** Start **

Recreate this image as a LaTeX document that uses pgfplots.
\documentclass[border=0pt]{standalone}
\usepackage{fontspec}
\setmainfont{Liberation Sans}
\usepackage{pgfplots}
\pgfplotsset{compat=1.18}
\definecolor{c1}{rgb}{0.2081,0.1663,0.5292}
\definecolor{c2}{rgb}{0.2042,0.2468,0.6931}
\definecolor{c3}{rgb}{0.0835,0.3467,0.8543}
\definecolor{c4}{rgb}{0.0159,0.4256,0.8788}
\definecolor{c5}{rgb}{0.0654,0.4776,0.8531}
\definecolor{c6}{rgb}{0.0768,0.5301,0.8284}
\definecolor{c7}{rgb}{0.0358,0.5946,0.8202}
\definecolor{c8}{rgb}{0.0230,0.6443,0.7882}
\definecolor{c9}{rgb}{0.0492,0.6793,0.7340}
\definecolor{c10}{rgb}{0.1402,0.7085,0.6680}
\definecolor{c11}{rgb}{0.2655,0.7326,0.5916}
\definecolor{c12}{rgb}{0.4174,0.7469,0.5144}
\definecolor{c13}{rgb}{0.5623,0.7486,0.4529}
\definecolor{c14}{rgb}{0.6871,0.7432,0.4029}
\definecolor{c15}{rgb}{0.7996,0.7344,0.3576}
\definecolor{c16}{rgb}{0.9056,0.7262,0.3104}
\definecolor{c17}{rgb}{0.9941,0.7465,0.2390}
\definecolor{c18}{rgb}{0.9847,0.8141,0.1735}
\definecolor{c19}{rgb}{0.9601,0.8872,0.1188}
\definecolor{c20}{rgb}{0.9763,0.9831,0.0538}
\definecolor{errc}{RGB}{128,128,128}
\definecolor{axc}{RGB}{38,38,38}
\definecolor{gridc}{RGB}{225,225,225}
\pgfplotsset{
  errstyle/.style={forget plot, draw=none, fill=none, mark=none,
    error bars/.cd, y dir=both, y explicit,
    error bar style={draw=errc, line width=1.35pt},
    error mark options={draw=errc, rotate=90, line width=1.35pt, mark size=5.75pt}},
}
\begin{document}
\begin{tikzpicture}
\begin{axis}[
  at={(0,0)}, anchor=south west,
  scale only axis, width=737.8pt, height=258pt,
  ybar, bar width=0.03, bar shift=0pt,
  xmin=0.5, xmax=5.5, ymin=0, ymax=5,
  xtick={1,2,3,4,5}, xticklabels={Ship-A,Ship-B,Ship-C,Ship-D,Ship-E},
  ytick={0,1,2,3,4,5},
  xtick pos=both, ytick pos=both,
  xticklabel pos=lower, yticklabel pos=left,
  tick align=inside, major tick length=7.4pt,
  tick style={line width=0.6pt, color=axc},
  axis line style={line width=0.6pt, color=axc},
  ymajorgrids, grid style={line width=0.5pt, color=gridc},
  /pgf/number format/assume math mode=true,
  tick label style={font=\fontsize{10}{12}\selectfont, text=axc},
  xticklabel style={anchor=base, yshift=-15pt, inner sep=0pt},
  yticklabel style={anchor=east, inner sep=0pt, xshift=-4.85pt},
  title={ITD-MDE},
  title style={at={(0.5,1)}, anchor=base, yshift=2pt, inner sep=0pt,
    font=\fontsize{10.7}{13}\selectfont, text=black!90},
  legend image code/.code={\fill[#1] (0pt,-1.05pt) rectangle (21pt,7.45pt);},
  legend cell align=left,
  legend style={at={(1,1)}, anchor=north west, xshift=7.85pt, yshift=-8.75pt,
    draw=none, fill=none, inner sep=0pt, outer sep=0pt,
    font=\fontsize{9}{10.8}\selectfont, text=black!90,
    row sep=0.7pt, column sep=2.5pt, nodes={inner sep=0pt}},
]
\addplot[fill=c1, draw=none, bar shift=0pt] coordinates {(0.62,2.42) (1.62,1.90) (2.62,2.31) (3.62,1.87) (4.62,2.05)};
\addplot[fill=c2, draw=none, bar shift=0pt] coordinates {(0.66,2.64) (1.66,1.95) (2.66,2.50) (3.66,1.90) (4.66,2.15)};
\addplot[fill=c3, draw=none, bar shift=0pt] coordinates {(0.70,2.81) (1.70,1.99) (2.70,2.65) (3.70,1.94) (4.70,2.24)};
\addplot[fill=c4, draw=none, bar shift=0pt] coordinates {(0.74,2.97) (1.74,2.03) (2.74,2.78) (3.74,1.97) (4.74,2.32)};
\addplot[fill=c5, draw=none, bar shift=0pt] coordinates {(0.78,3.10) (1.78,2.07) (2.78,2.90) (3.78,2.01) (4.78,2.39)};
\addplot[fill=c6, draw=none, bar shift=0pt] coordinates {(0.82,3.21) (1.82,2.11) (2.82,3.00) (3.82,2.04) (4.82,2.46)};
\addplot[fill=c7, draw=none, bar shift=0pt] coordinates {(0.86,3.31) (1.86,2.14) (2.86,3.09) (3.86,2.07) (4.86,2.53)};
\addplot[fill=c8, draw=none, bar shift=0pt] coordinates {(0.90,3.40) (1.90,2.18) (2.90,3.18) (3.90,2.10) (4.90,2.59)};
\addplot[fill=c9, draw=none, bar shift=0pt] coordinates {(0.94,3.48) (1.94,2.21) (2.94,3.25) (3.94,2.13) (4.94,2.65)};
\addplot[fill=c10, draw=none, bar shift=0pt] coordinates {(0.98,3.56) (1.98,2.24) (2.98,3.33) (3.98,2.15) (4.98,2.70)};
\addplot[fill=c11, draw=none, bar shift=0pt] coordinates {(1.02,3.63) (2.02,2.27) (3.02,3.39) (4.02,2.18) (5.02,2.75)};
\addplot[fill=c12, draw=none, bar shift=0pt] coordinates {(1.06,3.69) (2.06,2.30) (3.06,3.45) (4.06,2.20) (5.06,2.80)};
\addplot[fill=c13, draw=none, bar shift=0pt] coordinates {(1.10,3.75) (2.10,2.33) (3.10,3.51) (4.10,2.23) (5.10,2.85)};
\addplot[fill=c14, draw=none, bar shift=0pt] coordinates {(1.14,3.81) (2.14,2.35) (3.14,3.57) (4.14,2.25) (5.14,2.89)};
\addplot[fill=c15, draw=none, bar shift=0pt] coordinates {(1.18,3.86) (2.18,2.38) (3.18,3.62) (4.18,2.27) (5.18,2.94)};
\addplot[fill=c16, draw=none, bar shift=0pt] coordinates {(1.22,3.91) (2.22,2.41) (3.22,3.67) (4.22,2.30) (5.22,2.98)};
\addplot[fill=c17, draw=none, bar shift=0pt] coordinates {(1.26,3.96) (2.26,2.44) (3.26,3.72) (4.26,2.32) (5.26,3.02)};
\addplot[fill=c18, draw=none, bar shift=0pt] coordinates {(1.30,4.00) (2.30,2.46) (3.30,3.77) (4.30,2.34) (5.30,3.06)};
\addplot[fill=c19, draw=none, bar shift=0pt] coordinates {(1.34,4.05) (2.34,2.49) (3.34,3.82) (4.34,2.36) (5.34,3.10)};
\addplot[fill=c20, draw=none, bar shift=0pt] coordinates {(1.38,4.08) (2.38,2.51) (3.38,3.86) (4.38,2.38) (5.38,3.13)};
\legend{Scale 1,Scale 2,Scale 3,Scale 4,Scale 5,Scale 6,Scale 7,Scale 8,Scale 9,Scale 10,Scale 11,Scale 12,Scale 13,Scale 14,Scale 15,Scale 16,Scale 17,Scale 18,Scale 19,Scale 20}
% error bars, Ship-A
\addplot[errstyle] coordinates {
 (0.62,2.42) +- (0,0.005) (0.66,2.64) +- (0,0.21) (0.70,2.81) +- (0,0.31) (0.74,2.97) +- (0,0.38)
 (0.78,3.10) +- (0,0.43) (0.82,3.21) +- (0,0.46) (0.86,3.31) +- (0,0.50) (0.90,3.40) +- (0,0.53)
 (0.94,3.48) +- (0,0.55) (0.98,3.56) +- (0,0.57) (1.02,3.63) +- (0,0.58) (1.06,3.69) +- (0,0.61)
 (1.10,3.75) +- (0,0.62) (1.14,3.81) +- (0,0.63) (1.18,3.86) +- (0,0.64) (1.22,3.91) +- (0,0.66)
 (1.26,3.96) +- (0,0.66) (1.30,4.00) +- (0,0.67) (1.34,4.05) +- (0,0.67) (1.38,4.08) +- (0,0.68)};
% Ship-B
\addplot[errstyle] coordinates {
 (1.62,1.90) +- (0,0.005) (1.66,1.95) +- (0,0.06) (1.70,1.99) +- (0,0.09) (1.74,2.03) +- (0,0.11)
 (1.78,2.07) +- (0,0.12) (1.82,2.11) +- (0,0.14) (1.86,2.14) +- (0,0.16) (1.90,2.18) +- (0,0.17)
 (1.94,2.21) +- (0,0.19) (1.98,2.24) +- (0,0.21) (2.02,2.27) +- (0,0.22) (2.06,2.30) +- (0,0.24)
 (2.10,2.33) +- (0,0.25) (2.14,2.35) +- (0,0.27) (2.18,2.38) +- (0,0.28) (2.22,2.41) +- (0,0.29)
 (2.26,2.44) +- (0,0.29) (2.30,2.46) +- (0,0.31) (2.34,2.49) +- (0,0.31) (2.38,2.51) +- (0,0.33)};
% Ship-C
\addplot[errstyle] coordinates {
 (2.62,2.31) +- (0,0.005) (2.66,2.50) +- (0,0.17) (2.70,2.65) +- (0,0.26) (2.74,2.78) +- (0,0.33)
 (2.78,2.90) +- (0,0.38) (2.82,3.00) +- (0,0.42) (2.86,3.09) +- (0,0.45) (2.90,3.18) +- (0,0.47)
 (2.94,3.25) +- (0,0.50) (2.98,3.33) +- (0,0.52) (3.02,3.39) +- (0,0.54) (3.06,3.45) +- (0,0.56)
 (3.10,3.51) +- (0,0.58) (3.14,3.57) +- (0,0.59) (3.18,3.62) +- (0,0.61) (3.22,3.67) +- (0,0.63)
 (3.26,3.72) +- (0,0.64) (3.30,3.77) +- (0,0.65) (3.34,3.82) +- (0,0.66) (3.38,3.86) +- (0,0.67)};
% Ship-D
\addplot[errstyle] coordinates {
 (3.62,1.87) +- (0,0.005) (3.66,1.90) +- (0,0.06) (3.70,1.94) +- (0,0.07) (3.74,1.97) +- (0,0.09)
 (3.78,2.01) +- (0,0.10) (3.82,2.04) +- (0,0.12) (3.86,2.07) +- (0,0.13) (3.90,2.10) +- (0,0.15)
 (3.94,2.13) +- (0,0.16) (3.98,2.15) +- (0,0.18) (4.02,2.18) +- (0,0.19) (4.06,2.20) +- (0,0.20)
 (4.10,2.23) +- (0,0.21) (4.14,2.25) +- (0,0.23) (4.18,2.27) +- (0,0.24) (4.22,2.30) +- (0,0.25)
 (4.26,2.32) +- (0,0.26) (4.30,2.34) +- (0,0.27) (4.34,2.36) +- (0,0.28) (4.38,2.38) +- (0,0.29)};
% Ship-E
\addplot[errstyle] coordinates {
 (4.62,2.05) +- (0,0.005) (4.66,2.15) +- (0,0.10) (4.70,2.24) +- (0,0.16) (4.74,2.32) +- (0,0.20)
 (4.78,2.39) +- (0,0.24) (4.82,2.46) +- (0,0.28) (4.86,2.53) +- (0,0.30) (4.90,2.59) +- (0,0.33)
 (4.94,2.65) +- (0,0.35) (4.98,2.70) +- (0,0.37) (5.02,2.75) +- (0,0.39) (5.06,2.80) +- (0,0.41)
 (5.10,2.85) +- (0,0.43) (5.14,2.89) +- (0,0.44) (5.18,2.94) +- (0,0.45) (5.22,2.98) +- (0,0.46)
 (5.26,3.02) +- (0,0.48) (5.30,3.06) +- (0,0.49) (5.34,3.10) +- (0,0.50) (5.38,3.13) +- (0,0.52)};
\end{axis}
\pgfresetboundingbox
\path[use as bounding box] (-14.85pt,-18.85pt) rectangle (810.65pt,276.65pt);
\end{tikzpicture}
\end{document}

** End **
** Start **

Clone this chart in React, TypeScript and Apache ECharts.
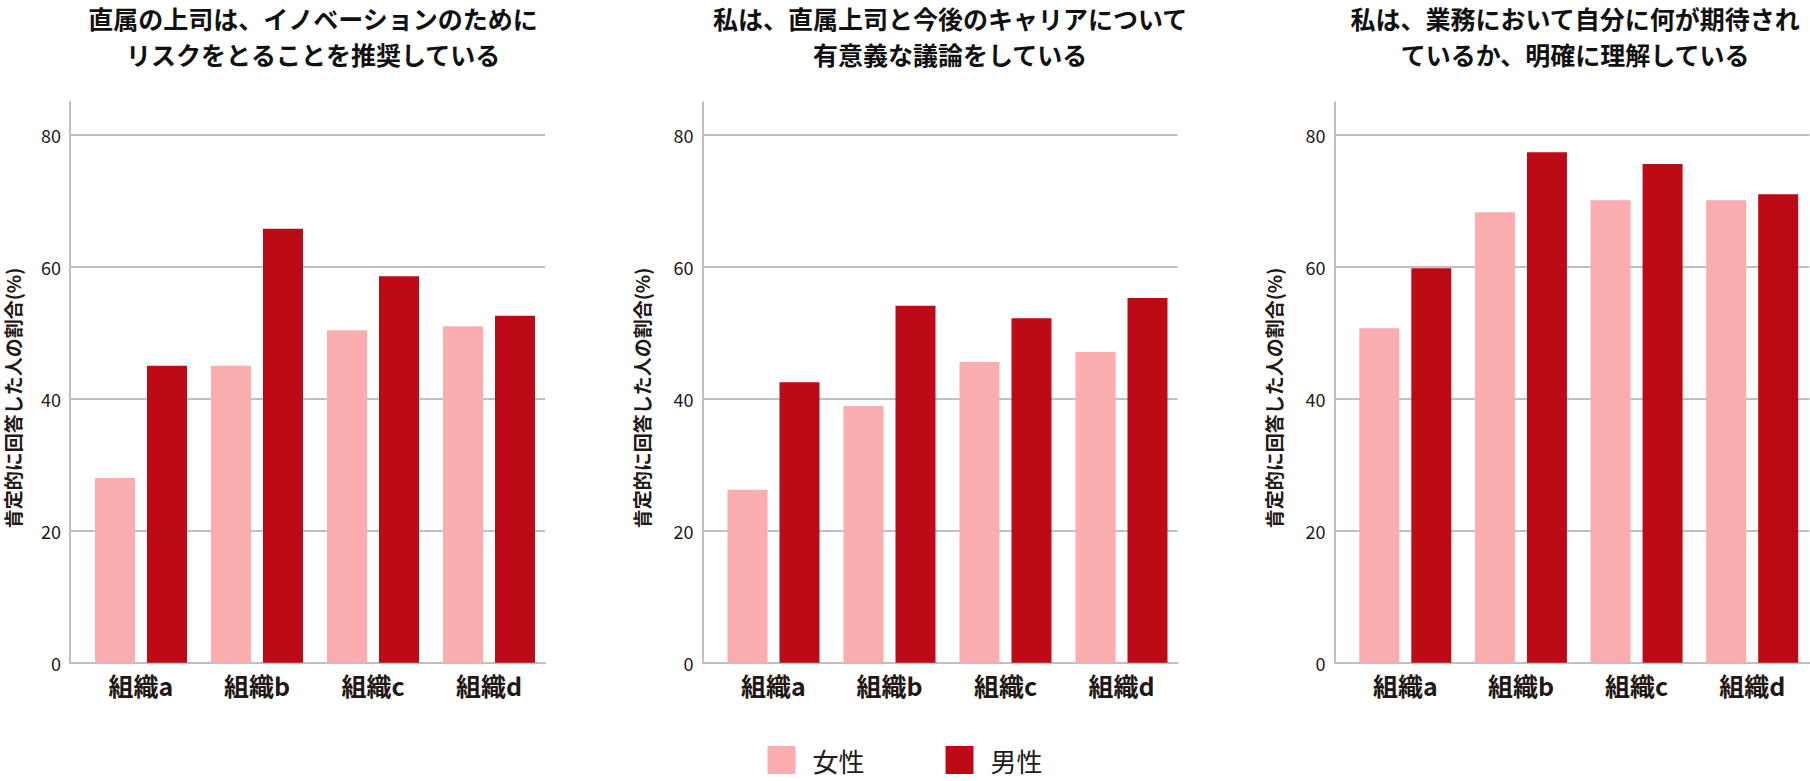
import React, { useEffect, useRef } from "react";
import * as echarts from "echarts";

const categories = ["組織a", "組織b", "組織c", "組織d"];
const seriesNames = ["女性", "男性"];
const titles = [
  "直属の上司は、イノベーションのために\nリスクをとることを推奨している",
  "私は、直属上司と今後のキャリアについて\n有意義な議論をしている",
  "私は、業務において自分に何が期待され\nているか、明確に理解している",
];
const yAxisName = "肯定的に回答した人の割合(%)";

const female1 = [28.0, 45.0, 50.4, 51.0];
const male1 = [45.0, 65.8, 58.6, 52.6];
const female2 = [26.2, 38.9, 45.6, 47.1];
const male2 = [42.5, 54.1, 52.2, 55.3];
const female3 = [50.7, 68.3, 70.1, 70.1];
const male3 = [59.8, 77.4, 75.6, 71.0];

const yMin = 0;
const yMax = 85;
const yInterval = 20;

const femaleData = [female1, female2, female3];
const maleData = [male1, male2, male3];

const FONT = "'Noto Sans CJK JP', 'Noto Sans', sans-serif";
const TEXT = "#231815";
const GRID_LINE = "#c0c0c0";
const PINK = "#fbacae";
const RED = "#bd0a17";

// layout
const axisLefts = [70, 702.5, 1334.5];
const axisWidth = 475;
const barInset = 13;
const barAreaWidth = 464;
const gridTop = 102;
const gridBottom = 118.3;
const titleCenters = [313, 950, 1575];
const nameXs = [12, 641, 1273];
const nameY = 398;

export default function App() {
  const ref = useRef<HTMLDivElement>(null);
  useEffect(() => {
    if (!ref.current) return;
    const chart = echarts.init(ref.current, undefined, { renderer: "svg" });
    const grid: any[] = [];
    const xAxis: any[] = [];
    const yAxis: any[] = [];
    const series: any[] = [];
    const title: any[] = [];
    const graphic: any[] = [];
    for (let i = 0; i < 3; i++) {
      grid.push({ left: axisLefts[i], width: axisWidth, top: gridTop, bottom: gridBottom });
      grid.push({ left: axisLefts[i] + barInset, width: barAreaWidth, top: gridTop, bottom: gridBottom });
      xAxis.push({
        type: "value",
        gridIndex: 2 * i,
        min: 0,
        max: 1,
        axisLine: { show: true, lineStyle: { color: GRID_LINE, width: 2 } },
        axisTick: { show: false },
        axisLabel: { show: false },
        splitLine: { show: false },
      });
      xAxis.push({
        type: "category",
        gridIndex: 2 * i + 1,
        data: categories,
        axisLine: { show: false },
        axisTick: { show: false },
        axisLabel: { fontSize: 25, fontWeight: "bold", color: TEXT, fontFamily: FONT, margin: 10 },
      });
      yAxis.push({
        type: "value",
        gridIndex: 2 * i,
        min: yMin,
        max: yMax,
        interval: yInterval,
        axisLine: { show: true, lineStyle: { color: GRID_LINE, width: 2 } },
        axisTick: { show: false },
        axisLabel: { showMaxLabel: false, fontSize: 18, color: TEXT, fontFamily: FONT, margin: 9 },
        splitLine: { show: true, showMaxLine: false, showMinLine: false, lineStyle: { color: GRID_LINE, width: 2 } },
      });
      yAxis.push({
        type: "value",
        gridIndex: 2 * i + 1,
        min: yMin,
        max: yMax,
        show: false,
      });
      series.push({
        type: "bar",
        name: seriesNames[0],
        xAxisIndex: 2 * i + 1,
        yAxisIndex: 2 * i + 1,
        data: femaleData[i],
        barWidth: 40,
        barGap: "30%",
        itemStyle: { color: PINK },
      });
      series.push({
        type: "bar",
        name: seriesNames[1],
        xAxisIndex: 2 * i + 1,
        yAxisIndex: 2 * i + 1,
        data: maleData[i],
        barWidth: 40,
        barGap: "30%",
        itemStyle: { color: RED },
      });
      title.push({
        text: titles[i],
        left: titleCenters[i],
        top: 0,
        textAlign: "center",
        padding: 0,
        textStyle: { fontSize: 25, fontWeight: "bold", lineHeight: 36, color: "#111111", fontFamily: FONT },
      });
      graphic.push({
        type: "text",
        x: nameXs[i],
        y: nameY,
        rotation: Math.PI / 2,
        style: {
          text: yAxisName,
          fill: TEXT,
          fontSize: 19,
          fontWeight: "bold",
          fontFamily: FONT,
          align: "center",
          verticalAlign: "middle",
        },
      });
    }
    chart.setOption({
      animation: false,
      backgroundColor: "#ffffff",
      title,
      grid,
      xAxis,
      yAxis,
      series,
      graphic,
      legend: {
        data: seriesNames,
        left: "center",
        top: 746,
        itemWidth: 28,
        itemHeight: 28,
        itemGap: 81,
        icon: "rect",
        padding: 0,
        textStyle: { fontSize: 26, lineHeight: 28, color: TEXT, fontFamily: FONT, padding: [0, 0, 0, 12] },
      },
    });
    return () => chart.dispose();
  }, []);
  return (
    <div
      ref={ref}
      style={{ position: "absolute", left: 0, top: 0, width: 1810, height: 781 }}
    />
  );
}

** End **

Beginning at the line above that contains "Clone this chart", repeat each line exactly through the one that contains "const nameY = 398;", and leave out the pictures.

Clone this chart in React, TypeScript and Apache ECharts.
import React, { useEffect, useRef } from "react";
import * as echarts from "echarts";

const categories = ["組織a", "組織b", "組織c", "組織d"];
const seriesNames = ["女性", "男性"];
const titles = [
  "直属の上司は、イノベーションのために\nリスクをとることを推奨している",
  "私は、直属上司と今後のキャリアについて\n有意義な議論をしている",
  "私は、業務において自分に何が期待され\nているか、明確に理解している",
];
const yAxisName = "肯定的に回答した人の割合(%)";

const female1 = [28.0, 45.0, 50.4, 51.0];
const male1 = [45.0, 65.8, 58.6, 52.6];
const female2 = [26.2, 38.9, 45.6, 47.1];
const male2 = [42.5, 54.1, 52.2, 55.3];
const female3 = [50.7, 68.3, 70.1, 70.1];
const male3 = [59.8, 77.4, 75.6, 71.0];

const yMin = 0;
const yMax = 85;
const yInterval = 20;

const femaleData = [female1, female2, female3];
const maleData = [male1, male2, male3];

const FONT = "'Noto Sans CJK JP', 'Noto Sans', sans-serif";
const TEXT = "#231815";
const GRID_LINE = "#c0c0c0";
const PINK = "#fbacae";
const RED = "#bd0a17";

// layout
const axisLefts = [70, 702.5, 1334.5];
const axisWidth = 475;
const barInset = 13;
const barAreaWidth = 464;
const gridTop = 102;
const gridBottom = 118.3;
const titleCenters = [313, 950, 1575];
const nameXs = [12, 641, 1273];
const nameY = 398;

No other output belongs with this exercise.